December 22, 2008
Monday
The Christian calendar offers two great seasons of preparation, Advent and Lent. Both call for reflection and self-examination, although the flavor of Advent is less penitential than that of Lent. In my personal spirituality, Lent focuses on guilt and repentance in my relationship with God, while Advent offers the hope of change in my relationships with other people and in the ways I live and move in this world. Perhaps because of my roots in the earthy Celts, whose boundaries between the sacred and the secular are thin, I often derive more significant spiritual growth, more love I can touch, from Advent than from Lent.
Yesterday was the Fourth Sunday of Advent. With Christmas on Thursday this year, we are afforded several days of what I regard as the Christmas version of Holy Week. No matter how much I think I can get done ahead of time, I often arrive at these days busy, scattered, and unable to focus for long on any one thing.
In his meditation yesterday, my pastor related the story of a little boy who had recently gone from being the only child in his family to being the older child. His baby sister was receiving all the attention a new arrival can generate. The house was filled with visitors and presents and constant celebrations of this strange creature’s presence. The little boy seemed dejected, and when his grandmother asked him what was wrong, he said, “IÂ just wish I could be brand new again.”

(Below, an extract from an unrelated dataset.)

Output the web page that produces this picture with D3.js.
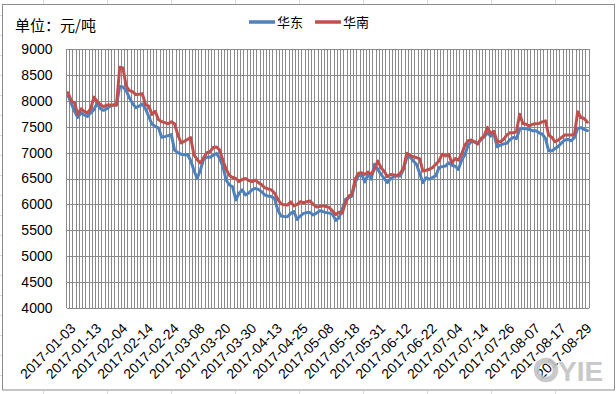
<!DOCTYPE html>
<html>
<head>
<meta charset="utf-8">
<script src="https://cdn.jsdelivr.net/npm/d3@7"></script>
<style>
  html, body { margin: 0; padding: 0; background: #fff; }
  svg { display: block; }
</style>
</head>
<body>
<svg id="chart" width="616" height="394"></svg>
<script>
// ---------------- DATA ----------------
const dates = [
  "01-03","01-04","01-05","01-06","01-09","01-10","01-11","01-12","01-13",
  "01-16","01-17","01-18","01-19","01-20","01-23","01-24","02-04",
  "02-06","02-07","02-08","02-09","02-10","02-11","02-13","02-14",
  "02-15","02-16","02-17","02-20","02-21","02-22","02-23","02-24",
  "02-27","02-28","03-01","03-02","03-03","03-06","03-07","03-08",
  "03-09","03-10","03-13","03-14","03-15","03-16","03-17","03-20",
  "03-21","03-22","03-23","03-24","03-27","03-28","03-29","03-30",
  "03-31","04-05","04-06","04-07","04-10","04-11","04-12","04-13",
  "04-14","04-17","04-18","04-19","04-20","04-21","04-24","04-25",
  "04-26","04-27","04-28","05-02","05-03","05-04","05-05","05-08",
  "05-09","05-10","05-11","05-12","05-15","05-16","05-17","05-18",
  "05-19","05-22","05-23","05-24","05-25","05-26","05-27","05-31",
  "06-01","06-02","06-05","06-06","06-07","06-08","06-09","06-12",
  "06-13","06-14","06-15","06-16","06-19","06-20","06-21","06-22",
  "06-23","06-26","06-27","06-28","06-29","06-30","07-03","07-04",
  "07-05","07-06","07-07","07-10","07-11","07-12","07-13","07-14",
  "07-17","07-18","07-19","07-20","07-21","07-24","07-25","07-26",
  "07-27","07-28","07-31","08-01","08-02","08-03","08-04","08-07",
  "08-08","08-09","08-10","08-11","08-14","08-15","08-16","08-17",
  "08-18","08-21","08-22","08-23","08-24","08-25","08-28","08-29",
  "08-30"
];
const categories = dates.map(d => "2017-" + d);

const huadong = [
  8100,7950,7800,7680,7770,7730,7700,7770,7830,7960,
  7850,7820,7850,7900,7920,7920,8280,8270,8200,8060,
  7950,7870,7900,7940,7850,7700,7550,7510,7480,7300,
  7310,7330,7350,7050,7000,6970,6960,6965,6850,6660,
  6500,6660,6870,6910,6910,6950,6985,6890,6730,6470,
  6375,6340,6085,6215,6280,6180,6220,6280,6310,6290,
  6245,6180,6160,6150,6115,5890,5775,5765,5760,5825,
  5860,5710,5775,5825,5840,5840,5795,5830,5875,5860,
  5840,5830,5805,5690,5740,5905,6095,6130,6160,6420,
  6550,6580,6435,6580,6485,6775,6680,6580,6500,6420,
  6500,6535,6550,6550,6680,6905,6925,6840,6775,6600,
  6420,6515,6485,6520,6550,6710,6730,6740,6805,6755,
  6740,6675,6855,6955,7145,7210,7210,7180,7255,7305,
  7385,7320,7370,7115,7145,7170,7180,7255,7295,7275,
  7450,7470,7460,7450,7425,7425,7385,7360,7275,7035,
  7035,7080,7125,7190,7245,7255,7230,7295,7470,7485,
  7450,7425
];
const huanan = [
  8160,8000,7965,7740,7850,7800,7770,7850,8075,7990,
  7930,7890,7920,7920,7920,7920,8655,8640,8290,8200,
  8180,8125,8130,8140,7930,7900,7740,7800,7640,7600,
  7580,7560,7600,7560,7350,7190,7220,7255,7290,6960,
  6870,6800,6900,7000,7020,7100,7110,7050,6850,6680,
  6560,6520,6500,6440,6480,6500,6460,6440,6470,6420,
  6380,6320,6300,6280,6220,6100,6010,5990,5985,6050,
  5970,6000,6050,6030,6050,6065,6000,5950,5960,5970,
  5960,5935,5870,5805,5850,5830,6030,6160,6195,6485,
  6600,6610,6580,6625,6580,6680,6840,6710,6640,6535,
  6580,6570,6560,6600,6700,6990,6950,6920,6905,6885,
  6645,6660,6680,6710,6775,6840,6970,6935,6970,6805,
  6885,6855,6970,7145,7230,7245,7210,7165,7275,7320,
  7490,7370,7415,7210,7210,7255,7340,7385,7385,7405,
  7745,7565,7550,7515,7550,7560,7565,7595,7615,7340,
  7295,7210,7245,7295,7340,7340,7340,7350,7790,7680,
  7660,7590
];
const seriesNames = ["华东", "华南"];
const seriesColors = ["#4F81BD", "#C0504D"];
const yTicks = [4000,4500,5000,5500,6000,6500,7000,7500,8000,8500,9000];
const labelEvery = 8;
const unitTitle = "单位：元/吨";
const watermark = "YIE";

// ---------------- LAYOUT ----------------
const svg = d3.select("#chart");
const plot = { left: 66.5, right: 589, top: 49.3, bottom: 307.7 };
const gridColor = "#8a8a8a";
const numFont = "'Liberation Sans', Arial, sans-serif";
const cjkFont = "'Noto Sans CJK SC', sans-serif";

// faint spreadsheet cell lines outside the chart frame
const sheet = svg.append("g").attr("stroke", "#dadada").attr("stroke-width", 1);
d3.range(43.5, 616, 64).forEach(x => {
  sheet.append("line").attr("x1", x).attr("x2", x).attr("y1", 0).attr("y2", 4);
  sheet.append("line").attr("x1", x).attr("x2", x).attr("y1", 391).attr("y2", 394);
});
d3.range(15.5, 394, 20).forEach(y => {
  sheet.append("line").attr("x1", 0).attr("x2", 2).attr("y1", y).attr("y2", y);
});

// chart frame
svg.append("rect")
  .attr("x", 2.5).attr("y", 4.5).attr("width", 612).attr("height", 385.5)
  .attr("fill", "#fff").attr("stroke", "#8c8c8c").attr("stroke-width", 1);

const x = d3.scaleBand().domain(categories).range([plot.left, plot.right]).padding(0);
const y = d3.scaleLinear().domain([4000, 9000]).range([plot.bottom, plot.top]);
const bw = x.bandwidth();

// vertical gridlines (category boundaries)
const vg = svg.append("g").attr("stroke", gridColor).attr("stroke-width", 1).attr("shape-rendering", "crispEdges");
categories.forEach(c => {
  const xx = x(c);
  vg.append("line").attr("x1", xx).attr("x2", xx).attr("y1", plot.top).attr("y2", plot.bottom);
});
vg.append("line").attr("x1", plot.right).attr("x2", plot.right).attr("y1", plot.top).attr("y2", plot.bottom);

// horizontal gridlines + y labels via axis
const yAxis = d3.axisLeft(y).tickValues(yTicks).tickFormat(d3.format("d"))
  .tickSize(-(plot.right - plot.left)).tickPadding(14);
const yg = svg.append("g").attr("transform", `translate(${plot.left},0)`).call(yAxis);
yg.select(".domain").remove();
yg.selectAll(".tick line").attr("stroke", gridColor).attr("shape-rendering", "crispEdges");
yg.selectAll(".tick text").attr("fill", "#000").style("font-family", numFont).style("font-size", "14px");

// x labels
const xAxis = d3.axisBottom(x)
  .tickValues(categories.filter((c, i) => i % labelEvery === 0))
  .tickSize(0).tickPadding(0);
const xg = svg.append("g").attr("transform", `translate(0,${plot.bottom})`).call(xAxis);
xg.select(".domain").remove();
xg.selectAll(".tick text")
  .attr("fill", "#000")
  .style("font-family", numFont).style("font-size", "14px")
  .attr("text-anchor", "end")
  .attr("dy", "0.35em")
  .attr("transform", "translate(5,18) rotate(-45)");

// lines
const line = d3.line()
  .x((d, i) => x(categories[i]) + bw / 2)
  .y(d => y(d));
[huadong, huanan].forEach((s, k) => {
  svg.append("path").datum(s)
    .attr("fill", "none").attr("stroke", seriesColors[k])
    .attr("stroke-width", 3).attr("stroke-linejoin", "round").attr("stroke-linecap", "round")
    .attr("d", line);
});

// title
svg.append("text").attr("x", 15).attr("y", 31)
  .style("font-family", cjkFont).style("font-size", "15px").attr("fill", "#000")
  .text(unitTitle);

// legend
const legendItems = [{ x: 249, tx: 277 }, { x: 315, tx: 343 }];
legendItems.forEach((p, k) => {
  svg.append("line").attr("x1", p.x).attr("x2", p.x + 26).attr("y1", 22).attr("y2", 22)
    .attr("stroke", seriesColors[k]).attr("stroke-width", 3.5);
  svg.append("text").attr("x", p.tx).attr("y", 26.5)
    .style("font-family", cjkFont).style("font-size", "13px").attr("fill", "#000")
    .text(seriesNames[k]);
});

// watermark logo
const wm = svg.append("g").attr("opacity", 0.9);
wm.append("circle").attr("cx", 546).attr("cy", 370).attr("r", 9.5)
  .attr("fill", "none").attr("stroke", "#c4c4c4").attr("stroke-width", 5.5);
wm.append("text").attr("x", 558).attr("y", 381)
  .style("font-family", numFont).style("font-size", "28px").style("font-weight", "bold")
  .attr("fill", "#c4c4c4").text(watermark);
</script>
</body>
</html>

I took that thought home with me and turned it over all day.
The last date I did any significant work on my fiction is October 22. Through November, through the health scares and the continuing adjustments to life as an empty-nester, I took stock of myself and my place in this world. In December I at least started writing personal nonfiction again. My decision to put links to my Holidailies work going back four years showed me much about where my life has been, about patterns I repeat, and which ones are serving me and which need to be let go of. I found amusing and significant gifts for the people I love (except for Ron, who remains ungifted even at this late hour), wrapped them, and await their presentation.

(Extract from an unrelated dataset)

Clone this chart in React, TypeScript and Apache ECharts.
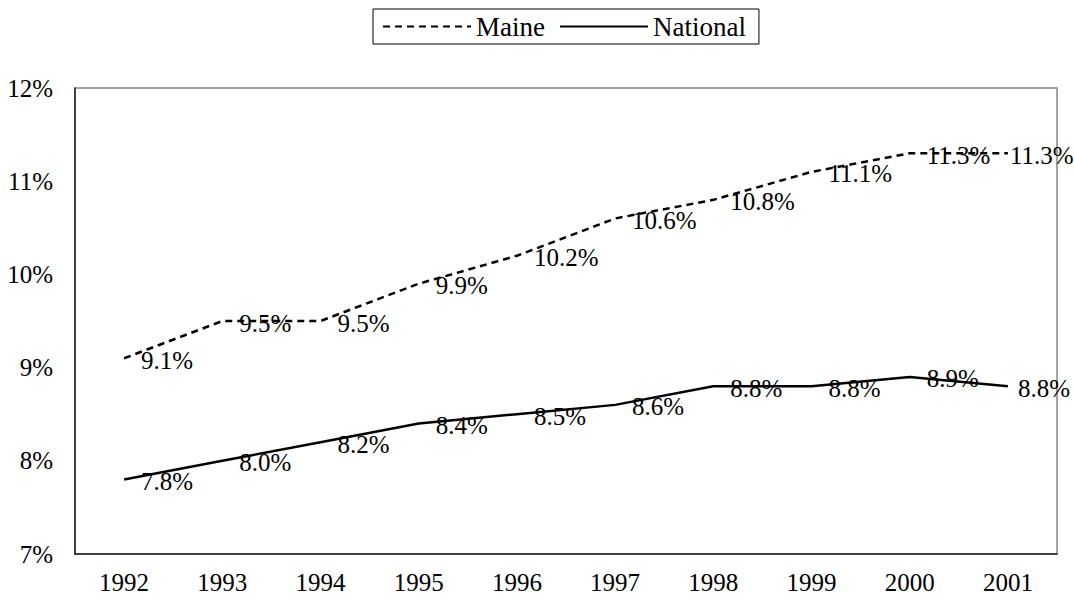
import React, { useEffect, useRef } from "react";
import * as echarts from "echarts";

const years = ["1992", "1993", "1994", "1995", "1996", "1997", "1998", "1999", "2000", "2001"];
const maine = [9.1, 9.5, 9.5, 9.9, 10.2, 10.6, 10.8, 11.1, 11.3, 11.3];
const national = [7.8, 8.0, 8.2, 8.4, 8.5, 8.6, 8.8, 8.8, 8.9, 8.8];

const FONT = "Liberation Serif, Times New Roman, serif";
const FS = 25;

export default function App() {
  const ref = useRef<HTMLDivElement>(null);
  useEffect(() => {
    if (!ref.current) return;
    const chart = echarts.init(ref.current, undefined, { renderer: "svg" });
    const mkData = (arr: number[], lastDist: number) =>
      arr.map((v, i) =>
        i === arr.length - 1 ? { value: v, label: { distance: lastDist } } : { value: v }
      );
    const labelCfg = {
      show: true,
      position: "right" as const,
      distance: 17,
      offset: [0, 2],
      color: "#000",
      opacity: 1,
      fontSize: FS,
      fontFamily: FONT,
      formatter: (p: any) => Number(p.value).toFixed(1) + "%",
    };
    chart.setOption({
      animation: false,
      backgroundColor: "#fff",
      textStyle: { fontFamily: FONT },
      legend: {
        top: 9,
        left: 373,
        data: ["Maine", "National"],
        borderColor: "#000",
        borderWidth: 1,
        padding: [4, 13, 4, 9],
        itemWidth: 88,
        itemHeight: 14,
        itemGap: 14,
        itemStyle: { opacity: 0, borderWidth: 0 },
        textStyle: { fontSize: 27, fontFamily: FONT, color: "#000" },
      },
      grid: {
        left: 75,
        right: 17,
        top: 88,
        bottom: 51,
        containLabel: false,
        show: true,
        borderColor: "#888",
        borderWidth: 1.5,
      },
      xAxis: {
        type: "category",
        data: years,
        boundaryGap: true,
        axisLine: { show: true, lineStyle: { color: "#222", width: 1.5 } },
        axisTick: { show: false },
        axisLabel: { color: "#000", fontSize: FS, fontFamily: FONT, margin: 16 },
        splitLine: { show: false },
      },
      yAxis: {
        type: "value",
        min: 7,
        max: 12,
        interval: 1,
        axisLine: { show: true, lineStyle: { color: "#222", width: 1.5 } },
        axisTick: { show: false },
        axisLabel: {
          color: "#000",
          fontSize: FS,
          fontFamily: FONT,
          margin: 22,
          formatter: "{value}%",
        },
        splitLine: { show: false },
      },
      series: [
        {
          name: "Maine",
          type: "line",
          data: mkData(maine, 2),
          symbol: "circle",
          symbolSize: 0,
          showSymbol: true,
          lineStyle: { color: "#000", width: 2.5, type: [7, 5] },
          itemStyle: { color: "#000" },
          label: labelCfg,
        },
        {
          name: "National",
          type: "line",
          data: mkData(national, 10),
          symbol: "circle",
          symbolSize: 0,
          showSymbol: true,
          lineStyle: { color: "#000", width: 2.5, type: "solid" },
          itemStyle: { color: "#000" },
          label: labelCfg,
        },
      ],
    });
    return () => chart.dispose();
  }, []);
  return <div ref={ref} style={{ width: 1074, height: 605, position: "absolute", left: 0, top: 0 }} />;
}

I said when I turned 60 that I was embarking on the ten best years of my life. The day I turn 62 I will be travelling to a writing residency in Georgia, but I won’t be thinking that I have eight of those best years left. I’ll be thinking I still have ten. Sometime over the first day of winter yesterday I came to understand that I am ready to be brand new, ready to move into this new year.
I just have to get through this week.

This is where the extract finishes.